England opened their home World Cup with a 35-11 victory over Fiji that has given Stuart Lancaster and his coaching lieutenants plenty to ponder.

Here Press Association Sport's Duncan Bech examines five talking points from the match.


England view their bench as a key weapon in their quest for the Webb Ellis Cup and against tiring Fiji the reinforcements - spearheaded by number eight Billy Vunipola - generated fresh momentum that ultimately resulted in a bonus point. Wales and Australia will be better conditioned than the Islanders, but it remains an area of strength for England.


Since the start of the warm-up matches England's scrum has been transformed from an area of strength into an unpredictable mess. The image of an undistinguished Fiji front five winning against the head from five metres out and duly scoring a try will hurt forwards coach Graham Rowntree, who will also want to know why his team suffered at the breakdown in the second half.
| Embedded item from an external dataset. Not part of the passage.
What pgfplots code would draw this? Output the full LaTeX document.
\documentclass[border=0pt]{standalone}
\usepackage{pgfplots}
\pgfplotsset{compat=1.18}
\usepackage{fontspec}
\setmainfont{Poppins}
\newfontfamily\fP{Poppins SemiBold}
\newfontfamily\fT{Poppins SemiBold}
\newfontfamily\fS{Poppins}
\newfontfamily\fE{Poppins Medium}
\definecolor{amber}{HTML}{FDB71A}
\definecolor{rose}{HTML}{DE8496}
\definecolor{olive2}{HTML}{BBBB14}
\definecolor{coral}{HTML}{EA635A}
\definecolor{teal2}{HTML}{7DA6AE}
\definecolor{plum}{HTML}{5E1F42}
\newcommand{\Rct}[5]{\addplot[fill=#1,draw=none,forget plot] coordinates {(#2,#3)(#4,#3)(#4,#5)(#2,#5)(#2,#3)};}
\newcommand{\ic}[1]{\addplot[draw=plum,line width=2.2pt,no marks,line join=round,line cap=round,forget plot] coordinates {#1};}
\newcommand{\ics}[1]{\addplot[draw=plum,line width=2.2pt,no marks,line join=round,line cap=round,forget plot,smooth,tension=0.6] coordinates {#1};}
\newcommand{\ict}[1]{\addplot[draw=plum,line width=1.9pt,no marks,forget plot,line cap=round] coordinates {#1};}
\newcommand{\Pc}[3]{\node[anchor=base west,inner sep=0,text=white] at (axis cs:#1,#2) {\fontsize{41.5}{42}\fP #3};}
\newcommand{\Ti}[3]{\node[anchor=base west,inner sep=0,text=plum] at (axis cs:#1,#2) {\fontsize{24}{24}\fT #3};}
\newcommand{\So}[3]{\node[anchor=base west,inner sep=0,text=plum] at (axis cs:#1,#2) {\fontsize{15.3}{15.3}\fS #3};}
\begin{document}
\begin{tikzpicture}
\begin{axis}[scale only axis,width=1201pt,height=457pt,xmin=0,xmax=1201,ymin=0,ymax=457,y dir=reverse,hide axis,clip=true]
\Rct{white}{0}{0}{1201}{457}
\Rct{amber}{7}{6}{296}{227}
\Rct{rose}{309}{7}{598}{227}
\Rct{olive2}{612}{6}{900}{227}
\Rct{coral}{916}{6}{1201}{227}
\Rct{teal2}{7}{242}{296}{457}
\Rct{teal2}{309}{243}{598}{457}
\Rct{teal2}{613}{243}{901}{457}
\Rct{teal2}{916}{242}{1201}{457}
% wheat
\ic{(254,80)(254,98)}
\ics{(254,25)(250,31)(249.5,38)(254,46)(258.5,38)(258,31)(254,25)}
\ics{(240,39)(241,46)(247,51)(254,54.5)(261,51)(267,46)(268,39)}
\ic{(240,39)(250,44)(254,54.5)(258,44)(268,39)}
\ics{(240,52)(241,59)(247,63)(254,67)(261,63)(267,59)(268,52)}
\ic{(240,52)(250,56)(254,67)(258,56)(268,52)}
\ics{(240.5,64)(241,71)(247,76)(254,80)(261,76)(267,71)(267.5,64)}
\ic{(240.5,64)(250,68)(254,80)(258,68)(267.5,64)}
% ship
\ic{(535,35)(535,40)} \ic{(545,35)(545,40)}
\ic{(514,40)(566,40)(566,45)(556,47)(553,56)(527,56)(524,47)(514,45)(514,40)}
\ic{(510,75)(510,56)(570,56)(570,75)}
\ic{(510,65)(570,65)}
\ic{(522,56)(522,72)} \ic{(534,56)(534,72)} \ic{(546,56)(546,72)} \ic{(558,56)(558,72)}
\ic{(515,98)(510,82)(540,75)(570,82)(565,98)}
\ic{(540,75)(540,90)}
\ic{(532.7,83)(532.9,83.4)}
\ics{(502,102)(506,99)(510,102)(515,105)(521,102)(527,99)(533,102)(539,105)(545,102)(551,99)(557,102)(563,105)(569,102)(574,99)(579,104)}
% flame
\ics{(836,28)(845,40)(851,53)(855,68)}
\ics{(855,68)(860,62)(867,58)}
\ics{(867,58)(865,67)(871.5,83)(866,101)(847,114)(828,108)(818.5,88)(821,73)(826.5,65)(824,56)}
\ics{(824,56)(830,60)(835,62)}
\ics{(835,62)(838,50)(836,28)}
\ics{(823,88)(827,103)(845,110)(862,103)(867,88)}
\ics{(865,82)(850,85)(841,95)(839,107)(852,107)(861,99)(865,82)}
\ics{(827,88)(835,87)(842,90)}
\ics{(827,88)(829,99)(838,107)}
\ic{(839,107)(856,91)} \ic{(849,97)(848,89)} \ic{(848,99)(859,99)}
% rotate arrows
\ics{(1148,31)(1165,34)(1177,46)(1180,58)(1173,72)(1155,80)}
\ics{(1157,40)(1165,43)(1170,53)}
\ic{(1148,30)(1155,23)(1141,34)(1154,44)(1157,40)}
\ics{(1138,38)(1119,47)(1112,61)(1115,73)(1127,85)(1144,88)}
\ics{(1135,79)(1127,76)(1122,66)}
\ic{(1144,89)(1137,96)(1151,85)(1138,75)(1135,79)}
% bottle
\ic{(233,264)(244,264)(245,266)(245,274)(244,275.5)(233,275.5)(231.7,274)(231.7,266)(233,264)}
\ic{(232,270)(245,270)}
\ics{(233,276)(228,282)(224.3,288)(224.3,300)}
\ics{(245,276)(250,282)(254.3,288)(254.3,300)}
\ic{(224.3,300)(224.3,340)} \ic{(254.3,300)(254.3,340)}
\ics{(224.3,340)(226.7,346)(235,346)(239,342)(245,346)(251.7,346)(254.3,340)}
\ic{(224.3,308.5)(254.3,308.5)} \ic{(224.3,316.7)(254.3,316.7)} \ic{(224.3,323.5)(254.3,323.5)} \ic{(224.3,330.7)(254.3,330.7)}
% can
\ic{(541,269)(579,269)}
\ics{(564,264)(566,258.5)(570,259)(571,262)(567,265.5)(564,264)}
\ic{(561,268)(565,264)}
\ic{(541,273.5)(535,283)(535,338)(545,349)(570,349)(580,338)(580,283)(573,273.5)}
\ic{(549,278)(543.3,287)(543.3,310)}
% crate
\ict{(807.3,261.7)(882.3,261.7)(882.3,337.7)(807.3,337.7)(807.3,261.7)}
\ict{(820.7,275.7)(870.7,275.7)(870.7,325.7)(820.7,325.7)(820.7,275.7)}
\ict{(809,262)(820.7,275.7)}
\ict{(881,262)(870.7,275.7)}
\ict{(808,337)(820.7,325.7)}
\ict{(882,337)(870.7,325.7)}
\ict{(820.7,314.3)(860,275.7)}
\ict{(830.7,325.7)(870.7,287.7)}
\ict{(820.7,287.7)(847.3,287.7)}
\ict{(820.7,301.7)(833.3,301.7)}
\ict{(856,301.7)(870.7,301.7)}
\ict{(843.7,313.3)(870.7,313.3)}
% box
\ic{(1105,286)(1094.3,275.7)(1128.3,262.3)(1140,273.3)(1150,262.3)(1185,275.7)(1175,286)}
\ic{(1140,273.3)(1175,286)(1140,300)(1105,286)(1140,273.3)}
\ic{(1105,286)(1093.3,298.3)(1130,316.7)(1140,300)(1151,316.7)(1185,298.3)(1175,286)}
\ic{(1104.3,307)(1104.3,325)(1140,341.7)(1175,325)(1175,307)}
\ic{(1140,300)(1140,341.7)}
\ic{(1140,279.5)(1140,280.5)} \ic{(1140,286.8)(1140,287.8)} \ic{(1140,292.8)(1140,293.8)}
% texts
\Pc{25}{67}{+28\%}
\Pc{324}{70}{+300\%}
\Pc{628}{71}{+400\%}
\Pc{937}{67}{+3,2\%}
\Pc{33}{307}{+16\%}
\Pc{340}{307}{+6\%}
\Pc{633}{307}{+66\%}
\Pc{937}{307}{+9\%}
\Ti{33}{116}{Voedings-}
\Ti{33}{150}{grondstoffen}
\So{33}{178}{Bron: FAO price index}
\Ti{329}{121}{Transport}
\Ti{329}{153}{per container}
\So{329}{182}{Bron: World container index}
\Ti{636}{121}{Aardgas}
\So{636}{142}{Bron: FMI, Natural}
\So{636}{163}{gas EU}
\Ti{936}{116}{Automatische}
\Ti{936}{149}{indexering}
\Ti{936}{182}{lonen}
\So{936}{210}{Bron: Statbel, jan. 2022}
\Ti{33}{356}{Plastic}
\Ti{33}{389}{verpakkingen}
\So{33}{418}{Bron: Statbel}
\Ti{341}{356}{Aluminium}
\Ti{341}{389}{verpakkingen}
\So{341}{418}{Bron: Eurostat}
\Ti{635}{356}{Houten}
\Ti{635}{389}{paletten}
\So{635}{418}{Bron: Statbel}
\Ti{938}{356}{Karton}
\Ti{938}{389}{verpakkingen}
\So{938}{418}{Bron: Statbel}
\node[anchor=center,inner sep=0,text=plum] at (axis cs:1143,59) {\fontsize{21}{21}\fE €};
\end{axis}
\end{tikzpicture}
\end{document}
Lancaster is considering changes and rightly so as elements of the performance against Fiji were poor. Any praise of the impact made by replacements must be put into the context of Fiji's obvious fatigue in the final 10 minutes, but Billy Vunipola was outstanding while Sam Burgess also ran hard and straight instead of laterally. The structure brought by substitute half-backs Owen Farrell and Richard Wigglesworth will also have been noted by Lancaster.


Leading only 18-11 heading into the final quarter, the World Cup hosts were challenged to demonstrate that they have the temperament for the big-match occasion and duly responded by conjuring two further tries to secure a bonus point that could prove critical when Pool A concludes. The late assault was fuelled by desire and conviction and served as further proof that Lancaster's England will fight to the very end.


Whipped up by the razzmatazz of an entertaining and polished opening ceremony, Twickenham greeted England's surge into a 15-0 lead with roars of approval. As often happens at the home of English rugby, the crowd fell silent as Lancaster's men lost their way, but just when they were needed most the 81,605 crowd found their voices once again to help inspire the late flurry.